A Valentine History

When I picked up The Girl and Boy Genius from school on Friday, they were both hyped up on sugar from candy and other treats at their respective class Valentine parties. So, their mouths were running faster than their average speed of a mile a minute….
Boy Genius, who I am convinced has the memory of an elephant, was learning us on Valentine the man. He explained how Valentine was a real person, named “Valentine” of course, who was “put in jail by the king” because he was “trying to help people go against” the king’s orders that all “young men” be “not married and in the army.” The Girl inserted that this all happened a really, really long time ago, to which Boy Genius added, emphatically, that it didn’t even happen in the “United States” but rather “in a different land.” The Girl, no doubt reeling from the possibility of being one-upped by her little brother, said rather nonchalantly, “Well, I know that [Boy Genius]. It wouldn’t happen here because we’re civilized.” As I laughed, somewhat uncontrollably, she attempted to explain that since we don’t have kings here in America, something like what happened to Valentine could never happen here.
It’s odd though because just yesterday she asked me whether any of our family members had ever been in a war. When I asked why she was so interested, she explained that they’d been talking about the Civil War in class and, let me tell you, she was quite disappointed to learn that she was born in a state once a part of the Confederacy… yet today in her mind we are too “civilized” to ever imprison of man for simply trying to spread some love.
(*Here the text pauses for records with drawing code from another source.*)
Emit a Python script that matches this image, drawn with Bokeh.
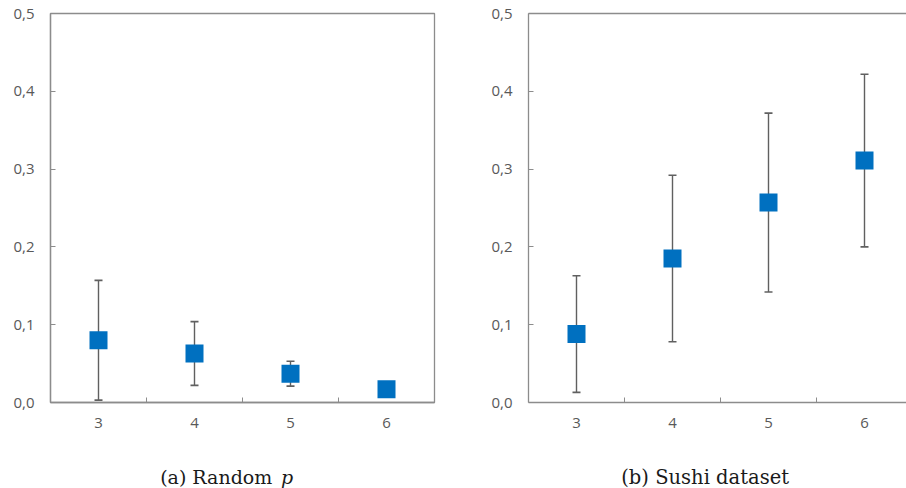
from bokeh.plotting import figure
from bokeh.layouts import row, column
from bokeh.models import ColumnDataSource, Whisker, FixedTicker, Range1d, LinearAxis, TeeHead
from bokeh.core.properties import value
from bokeh.embed import file_html
from bokeh.resources import INLINE

# ---- data ----
categories = [3, 4, 5, 6]
random_p_mean = [0.080, 0.063, 0.037, 0.017]
random_p_err = [0.077, 0.041, 0.016, 0.002]
sushi_mean = [0.088, 0.185, 0.257, 0.311]
sushi_err = [0.075, 0.107, 0.115, 0.111]
y_ticks = [0.0, 0.1, 0.2, 0.3, 0.4, 0.5]
y_tick_labels = ["0,0", "0,1", "0,2", "0,3", "0,4", "0,5"]
caption_a = ["(a) Random", "p"]
caption_b = ["(b) Sushi dataset"]

BLUE = "#0070C0"
FRAME = "#8c8c8c"
TXT = "#595959"
ERR = "#606060"
TICKFONT = "Open Sans"
CAPFONT = "DejaVu Serif"
CAPCOL = "#1a1a1a"

P2_XMAX = 2.5 + 378 / 96


def make_panel(means, errs, width, xmax, left_border, full_box):
    p = figure(width=width, height=450, output_backend="svg", toolbar_location=None,
               x_range=Range1d(2.5, xmax), y_range=Range1d(0, 0.5),
               min_border_left=left_border, min_border_right=52 if full_box else 0,
               min_border_top=13, min_border_bottom=48)
    p.xgrid.visible = False
    p.ygrid.visible = False

    xa = p.below[0]
    ya = p.left[0]

    lo = [m - e for m, e in zip(means, errs)]
    hi = [m + e for m, e in zip(means, errs)]
    src = ColumnDataSource(dict(x=categories, y=means, lo=lo, hi=hi))
    w = Whisker(source=src, base="x", lower="lo", upper="hi", dimension="height",
                line_color=ERR, line_width=1.4,
                upper_head=TeeHead(size=8, line_color=ERR, line_width=1.6),
                lower_head=TeeHead(size=8, line_color=ERR, line_width=1.6))
    p.add_layout(w)
    p.scatter("x", "y", source=src, marker="square", size=18, fill_color=BLUE,
              line_color=BLUE, line_width=0)

    # x axis
    xa.ticker = FixedTicker(ticks=categories, minor_ticks=[3.5, 4.5, 5.5])
    xa.major_tick_in = 0
    xa.major_tick_out = 0
    xa.minor_tick_in = 5
    xa.minor_tick_out = 0
    xa.minor_tick_line_color = FRAME
    xa.axis_line_color = FRAME
    xa.axis_line_width = 1.3
    xa.major_label_standoff = 15
    xa.major_label_text_font = TICKFONT
    xa.major_label_text_font_size = "15px"
    xa.major_label_text_color = TXT

    # y axis
    ya.ticker = FixedTicker(ticks=y_ticks, minor_ticks=[])
    ya.major_label_overrides = {t: l for t, l in zip(y_ticks, y_tick_labels)}
    ya.major_tick_in = 5
    ya.major_tick_out = 0
    ya.minor_tick_in = 0
    ya.minor_tick_out = 0
    ya.major_tick_line_color = FRAME
    ya.axis_line_color = FRAME
    ya.axis_line_width = 1.3
    ya.major_label_standoff = 16
    ya.major_label_text_font = TICKFONT
    ya.major_label_text_font_size = "15px"
    ya.major_label_text_color = TXT

    if full_box:
        p.outline_line_color = FRAME
        p.outline_line_width = 1.3
    else:
        p.outline_line_color = None
        top = LinearAxis(ticker=FixedTicker(ticks=[], minor_ticks=[]), major_label_standoff=0,
                         major_tick_in=0, major_tick_out=0, minor_tick_in=0, minor_tick_out=0,
                         axis_line_color=FRAME, axis_line_width=1.3)
        p.add_layout(top, "above")
    return p


def make_caption(width, xmax, left_border, right_border):
    c = figure(width=width, height=38, output_backend="svg", toolbar_location=None,
               x_range=Range1d(2.5, xmax), y_range=Range1d(0, 1),
               min_border_left=left_border, min_border_right=right_border,
               min_border_top=0, min_border_bottom=0)
    c.axis.visible = False
    c.xgrid.visible = False
    c.ygrid.visible = False
    c.outline_line_color = None
    return c


p1 = make_panel(random_p_mean, random_p_err, 486, 6.5, 50, True)
p2 = make_panel(sushi_mean, sushi_err, 420, P2_XMAX, 42, False)

c1 = make_caption(486, 6.5, 50, 52)
c1.text(x=[4.81], y=[0.29], text=[caption_a[0]], text_align="right",
        text_baseline="alphabetic", text_font=value(CAPFONT), text_font_size="19px",
        text_color=CAPCOL)
c1.text(x=[4.90], y=[0.29], text=[caption_a[1]], text_align="left",
        text_baseline="alphabetic", text_font=value(CAPFONT), text_font_size="19px",
        text_font_style=value("italic"), text_color=CAPCOL)

c2 = make_caption(420, P2_XMAX, 42, 0)
c2.text(x=[4.34], y=[0.29], text=[caption_b[0]], text_align="center",
        text_baseline="alphabetic", text_font=value(CAPFONT), text_font_size="19.5px",
        text_color=CAPCOL)

layout = column(row(p1, p2), row(c1, c2))
open("out.html", "w").write(file_html(layout, INLINE))
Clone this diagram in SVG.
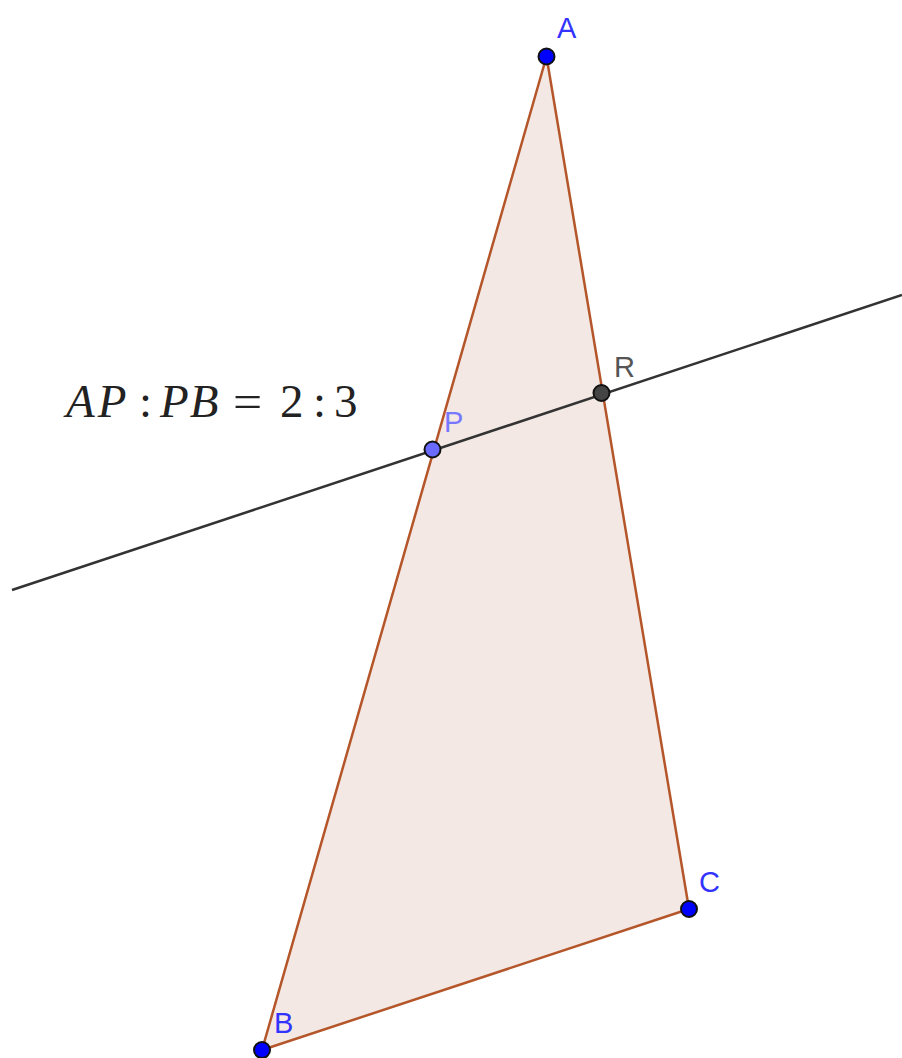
<svg xmlns="http://www.w3.org/2000/svg" width="902" height="1058" viewBox="0 0 902 1058">
<style>
.edge{stroke:#b4562a;stroke-width:2.5;fill:none;stroke-linecap:round}
.pt{stroke:#111;stroke-width:2}
.lbl{font-family:"Liberation Sans",Arial,sans-serif;font-size:29px}
.math{font-family:"Liberation Serif","Times New Roman",serif;font-size:47px;fill:#222}
.it{font-style:italic}
</style>
<rect width="902" height="1058" fill="#ffffff"/>
<g id="triangle">
<polygon points="546.5,56.5 262,1050 689,909" fill="#f3e8e3" stroke="none"/>
</g>
<g id="connectors">
<line class="edge" x1="546.5" y1="56.5" x2="262" y2="1050"/>
<line class="edge" x1="546.5" y1="56.5" x2="689" y2="909"/>
<line class="edge" x1="262" y1="1050" x2="689" y2="909"/>
<line x1="12" y1="590" x2="902" y2="295" stroke="#333" stroke-width="2.5"/>
</g>
<g id="node-A">
<circle class="pt" cx="546.5" cy="56.5" r="8" fill="#0000ff"/>
<text class="lbl" x="557" y="38" fill="#3333ff">A</text>
</g>
<g id="node-B">
<circle class="pt" cx="262" cy="1050" r="8" fill="#0000ff"/>
<text class="lbl" x="274" y="1033" fill="#3333ff">B</text>
</g>
<g id="node-C">
<circle class="pt" cx="689" cy="909" r="8" fill="#0000ff"/>
<text class="lbl" x="699" y="892" fill="#3333ff">C</text>
</g>
<g id="node-P">
<circle class="pt" cx="432.5" cy="449.5" r="8" fill="#6a6aff"/>
<text class="lbl" x="444" y="432" fill="#7777ff">P</text>
</g>
<g id="node-R">
<circle class="pt" cx="601.5" cy="393" r="8" fill="#444444"/>
<text class="lbl" x="614" y="377" fill="#555555">R</text>
</g>
<g id="label-ratio" class="math">
<text x="66" y="417" class="it" letter-spacing="3">AP</text>
<text x="139" y="417">:</text>
<text x="160" y="417" class="it" letter-spacing="1">PB</text>
<text x="0" y="0" transform="translate(233,417) scale(1.1,1)">=</text>
<text x="280" y="417">2</text>
<text x="313" y="417">:</text>
<text x="334" y="417">3</text>
</g>
</svg>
Hmmm…apparently, second grade hasn’t yet begun to scratch the surface of American history… I have a feeling the rides home are about to get very interesting.
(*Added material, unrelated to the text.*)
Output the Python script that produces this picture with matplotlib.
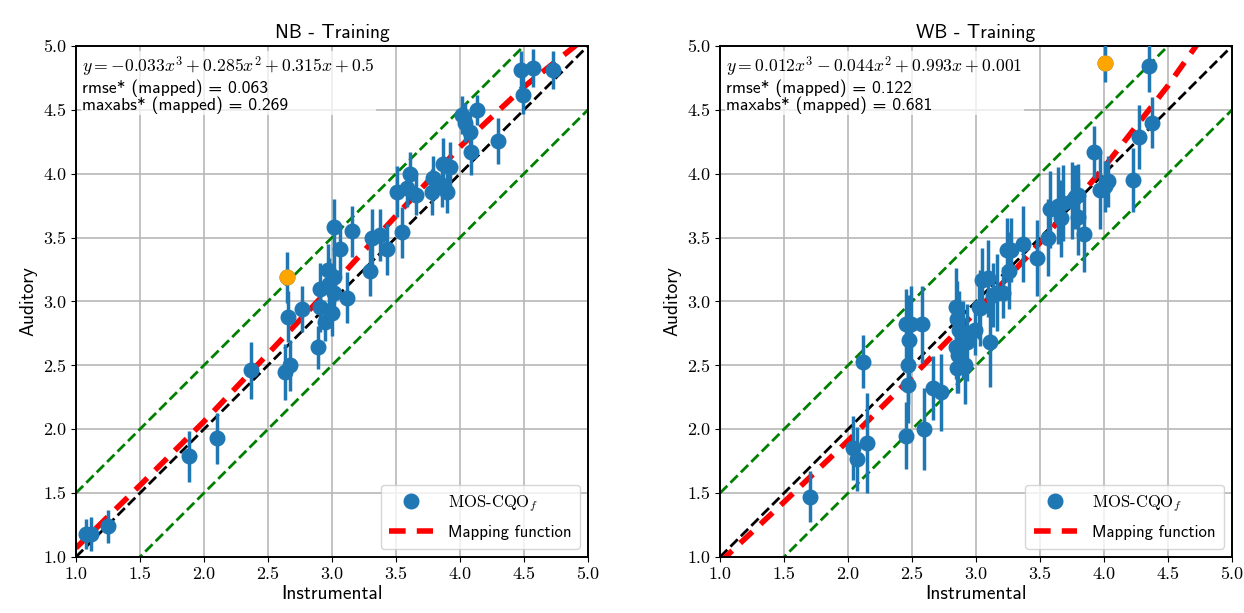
import numpy as np
import matplotlib.pyplot as plt

'''
DATA
'''

# NB - Training: instrumental score, auditory score, confidence interval
nb_x = [1.08, 1.12, 1.25, 1.88, 2.10, 2.37, 2.63, 2.67, 2.66, 2.65,
        2.77, 2.89, 2.91, 2.91, 2.95, 3.00, 2.98, 2.97, 3.02, 3.02,
        3.02, 3.06, 3.12, 3.16, 3.30, 3.31, 3.375, 3.43, 3.55, 3.51,
        3.61, 3.66, 3.59, 3.78, 3.79, 3.86, 3.87, 3.90, 3.92, 4.02,
        4.04, 4.08, 4.09, 4.13, 4.30, 4.48, 4.49, 4.57, 4.73]
nb_y = [1.18, 1.18, 1.24, 1.79, 1.93, 2.46, 2.45, 2.50, 2.88, 3.19,
        2.94, 2.64, 2.96, 3.10, 2.84, 2.91, 3.14, 3.25, 3.19, 3.07,
        3.58, 3.41, 3.03, 3.55, 3.24, 3.50, 3.52, 3.41, 3.54, 3.86,
        4.00, 3.83, 3.89, 3.86, 3.97, 3.91, 4.08, 3.86, 4.05, 4.46,
        4.40, 4.33, 4.17, 4.50, 4.26, 4.81, 4.62, 4.83, 4.81]
nb_err = [0.12, 0.13, 0.13, 0.20, 0.20, 0.22, 0.22, 0.20, 0.20, 0.20,
          0.18, 0.17, 0.20, 0.20, 0.15, 0.18, 0.20, 0.20, 0.20, 0.18,
          0.22, 0.20, 0.20, 0.20, 0.20, 0.22, 0.20, 0.20, 0.20, 0.20,
          0.17, 0.15, 0.15, 0.18, 0.17, 0.17, 0.20, 0.17, 0.20, 0.15,
          0.15, 0.15, 0.18, 0.12, 0.18, 0.15, 0.15, 0.15, 0.15]
nb_worst = (2.65, 3.19)

# Mapping function
nb_map_x = [1.0, 1.5, 2.0, 2.5, 3.0, 3.5, 4.0, 4.5, 5.0]
nb_map_y = [1.07, 1.56, 2.06, 2.59, 3.12, 3.67, 4.21, 4.68, 5.08]
nb_text = ('$y = -0.033x^3 + 0.285x^2 + 0.315x + 0.5$\n'
           'rmse* (mapped) = 0.063\n'
           'maxabs* (mapped) = 0.269')

# WB - Training
wb_x = [1.70, 2.04, 2.07, 2.12, 2.15, 2.45, 2.59, 2.47, 2.47, 2.48,
        2.45, 2.49, 2.58, 2.66, 2.73, 2.84, 2.85, 2.84, 2.86, 2.85,
        2.91, 2.93, 2.90, 2.87, 2.99, 3.03, 3.11, 3.02, 3.05, 3.09,
        3.13, 3.21, 3.16, 3.24, 3.26, 3.27, 3.37, 3.48, 3.56, 3.58,
        3.64, 3.66, 3.68, 3.75, 3.77, 3.80, 3.80, 3.84, 3.92, 3.97,
        4.01, 4.03, 4.01, 4.23, 4.27, 4.375, 4.35]
wb_y = [1.47, 1.85, 1.77, 2.53, 1.89, 1.95, 2.00, 2.35, 2.50, 2.70,
        2.82, 2.82, 2.82, 2.32, 2.29, 2.96, 2.86, 2.64, 2.58, 2.48,
        2.50, 2.68, 2.70, 2.78, 2.78, 2.95, 2.68, 2.96, 3.17, 3.18,
        3.05, 3.07, 3.07, 3.40, 3.24, 3.40, 3.45, 3.34, 3.50, 3.72,
        3.75, 3.65, 3.77, 3.79, 3.82, 3.83, 3.66, 3.53, 4.17, 3.87,
        3.90, 3.94, 4.87, 3.95, 4.29, 4.40, 4.84]
wb_err = [0.20, 0.25, 0.25, 0.21, 0.39, 0.26, 0.32, 0.30, 0.30, 0.35,
          0.28, 0.30, 0.30, 0.25, 0.30, 0.30, 0.30, 0.25, 0.30, 0.20,
          0.30, 0.30, 0.30, 0.30, 0.20, 0.30, 0.35, 0.25, 0.25, 0.30,
          0.25, 0.20, 0.30, 0.25, 0.30, 0.25, 0.30, 0.30, 0.30, 0.30,
          0.30, 0.30, 0.30, 0.30, 0.25, 0.25, 0.30, 0.30, 0.20, 0.30,
          0.20, 0.20, 0.15, 0.25, 0.25, 0.20, 0.20]
wb_worst = (4.01, 4.87)

wb_map_x = [1.0, 1.5, 2.0, 2.5, 3.0, 3.5, 4.0, 4.5, 5.0]
wb_map_y = [0.96, 1.43, 1.91, 2.41, 2.92, 3.46, 4.05, 4.69, 5.40]
wb_text = ('$y = 0.012x^3 - 0.044x^2 + 0.993x + 0.001$\n'
           'rmse* (mapped) = 0.122\n'
           'maxabs* (mapped) = 0.681')

# Identity line and +/- 0.5 band
ref_x = [1.0, 5.0]
ref_y = [1.0, 5.0]
band = 0.5
ticks = [1.0, 1.5, 2.0, 2.5, 3.0, 3.5, 4.0, 4.5, 5.0]

'''
DATA VISUALIZATION
'''

plt.rcParams['mathtext.fontset'] = 'cm'
plt.rcParams['font.family'] = ['cmss10', 'DejaVu Sans']
plt.rcParams['axes.unicode_minus'] = False

fig = plt.figure(figsize=(12.44, 6.13), dpi=100)
ax_nb = fig.add_axes([0.061, 0.0914, 0.4116, 0.8336])
ax_wb = fig.add_axes([0.5788, 0.0914, 0.4116, 0.8336])


def show_training_graph(ax, title, xdata, ydata, err, worst, map_x, map_y, text):
    # Reference lines
    ax.plot(ref_x, ref_y, '--', color='black', lw=2, zorder=2)
    ax.plot(ref_x, [v + band for v in ref_y], '--', color='green', lw=2, zorder=2)
    ax.plot(ref_x, [v - band for v in ref_y], '--', color='green', lw=2, zorder=2)
    ax.plot(map_x, map_y, '--', color='red', lw=4, dashes=(3, 2),
            zorder=2.5, label='Mapping function')

    # Points with confidence intervals
    ax.errorbar(xdata, ydata, yerr=err, fmt='none', ecolor='#1f77b4',
                elinewidth=2.5, zorder=3)
    ax.plot(xdata, ydata, 'o', color='#1f77b4', ms=10.5, zorder=4,
            label='MOS-CQO$_f$')
    ax.plot([worst[0]], [worst[1]], 'o', color='orange', ms=10.5, zorder=5)

    ax.set_xlim(1.0, 5.0)
    ax.set_ylim(1.0, 5.0)
    ax.set_xticks(ticks)
    ax.set_yticks(ticks)
    ax.set_xticklabels(['{0:.1f}'.format(t) for t in ticks], family='cmr10', fontsize=13)
    ax.set_yticklabels(['{0:.1f}'.format(t) for t in ticks], family='cmr10', fontsize=13)
    ax.grid(True, color='#b8b8b8', lw=1.2)
    ax.set_axisbelow(True)
    for spine in ax.spines.values():
        spine.set_linewidth(1.4)

    ax.set_title(title, fontsize=14)
    ax.set_xlabel('Instrumental', fontsize=14, labelpad=2)
    ax.set_ylabel('Auditory', fontsize=14)

    ax.text(0.012, 0.983, text, transform=ax.transAxes, va='top', ha='left',
            fontsize=12.7, linespacing=1.0, zorder=6,
            bbox=dict(facecolor='white', edgecolor='none', alpha=0.75, pad=1))

    handles, labels = ax.get_legend_handles_labels()
    leg = ax.legend(handles[::-1], labels[::-1], loc='lower right', fontsize=12,
                    handlelength=2.6, borderpad=0.5, labelspacing=0.7,
                    handletextpad=0.9)
    leg.get_texts()[0].set_family('cmr10')


show_training_graph(ax_nb, 'NB - Training', nb_x, nb_y, nb_err, nb_worst,
                    nb_map_x, nb_map_y, nb_text)
show_training_graph(ax_wb, 'WB - Training', wb_x, wb_y, wb_err, wb_worst,
                    wb_map_x, wb_map_y, wb_text)

fig.savefig('out.png', dpi=100)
[DISCLAIMER: Neither the author nor any other entity affiliated with, featured on or otherwise connected to this site, guarantees the veracity of any of the historical “facts” set forth herein. This post may or may not include certain “facts” which have been “altered” to better portray, at the discretion of the editor, the intent and affect of the historical event rather than merely providing a true and accurate account of said event.]